Pressing the issue, Sanchez said, “My motion was to have staff come back with a draft RFP proposal that could be sent out.”
Valdivia remarked that Sanchez was “gaining some votes in support” of his position, but suggested he allow staff to come back with a report on code enforcement.
Sanchez was adamant. “No, my motion stands” he said. “I do want a draft RFP to come back to this city council at the next council meeting, because what will happen is we will get a report and it will be a receive and file, and that will be it. I want the city to take a proactive approach.” He then accused Best Best & Krieger of indolence and not living up to the standards it had espoused in convincing the city to expand its contract with the firm for legal services, including those relating to code enforcement.
“I heard from counsel [Best Best & Krieger in the person of Carvalho] argument after argument about how prosecutions are not aggressive enough, and now, we’re standing back,” Sanchez said. “I want this RFP to go out.”
“Councilman, councilman,” Valdivia said. “I appreciate your passion. I thank you for your eagerness to get at and resolve issues. We need to work with staff here.”
Councilman Henry Nickel said, “I do have concern about our overall code enforcement regime in terms of how we are conducting enforcement, how we are paying for code enforcement, how we are enforcing code enforcement. I want to get a sense of what the plan is.

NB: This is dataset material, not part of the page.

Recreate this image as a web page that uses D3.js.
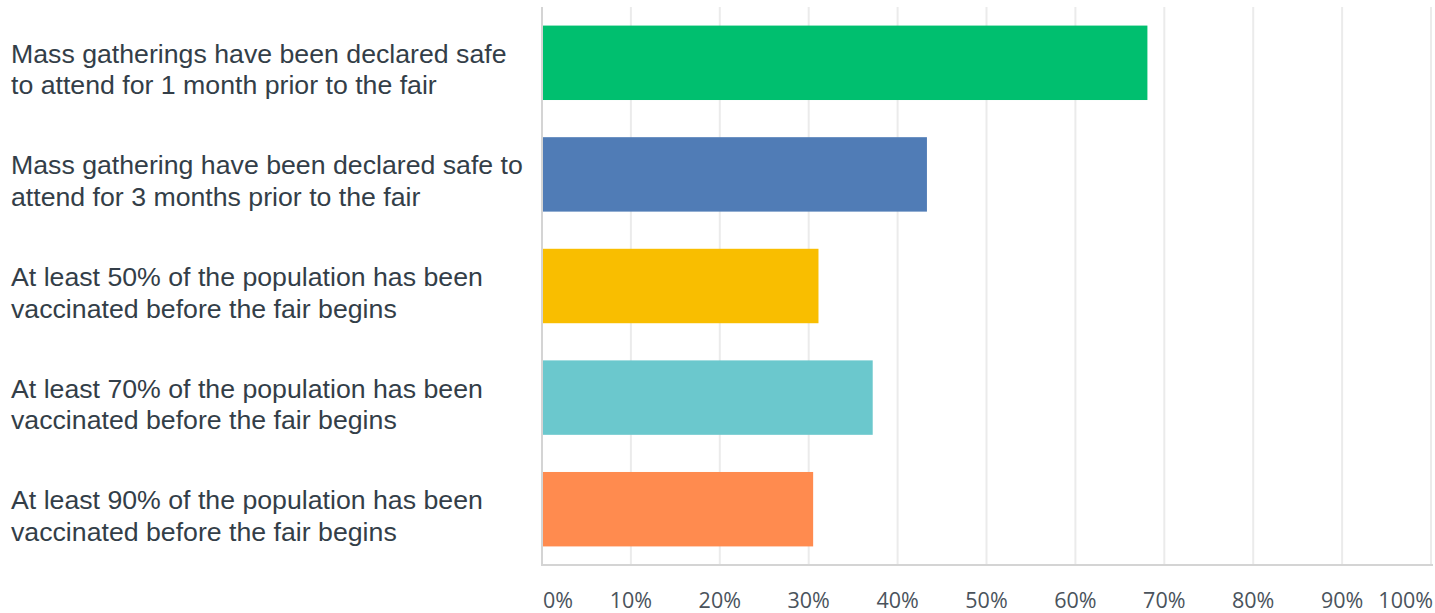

What I’m hearing from a lot of constituents is a frustration that items are getting reported [and not being acted upon]. I am also concerned that we are using general fund dollars to subsidize code enforcement. I’d like to explore the use of an enterprise fund, a mechanism that we can recycle those funds that come from our code enforcement operations back into expanded code enforcement.”
Nickel continued, “I think what I’d like to do is initiate a conversation as to what that would look like if staff can provide some sense of where we are currently with our code enforcement operations and whether or not we can anticipate some kind of discussion in terms of some other types of models we can look at really to step up and increase code enforcement citywide, if possible. So, I do support in concept exploring what options are available in terms of code enforcement and assessing how we can improve the program.”
Sanchez was not dissuaded form moving toward finding a more aggressive firm to handle enforcement at the court and procedural levels.
“My motion stands,” he said.
The council then voted on whether to send out a request for proposals to find a new enforcement attorney.
The motion failed, 3-to-4 with Sanchez, Councilwoman Sandra Ibarra and Councilman Juan Figueroa casting the yes votes.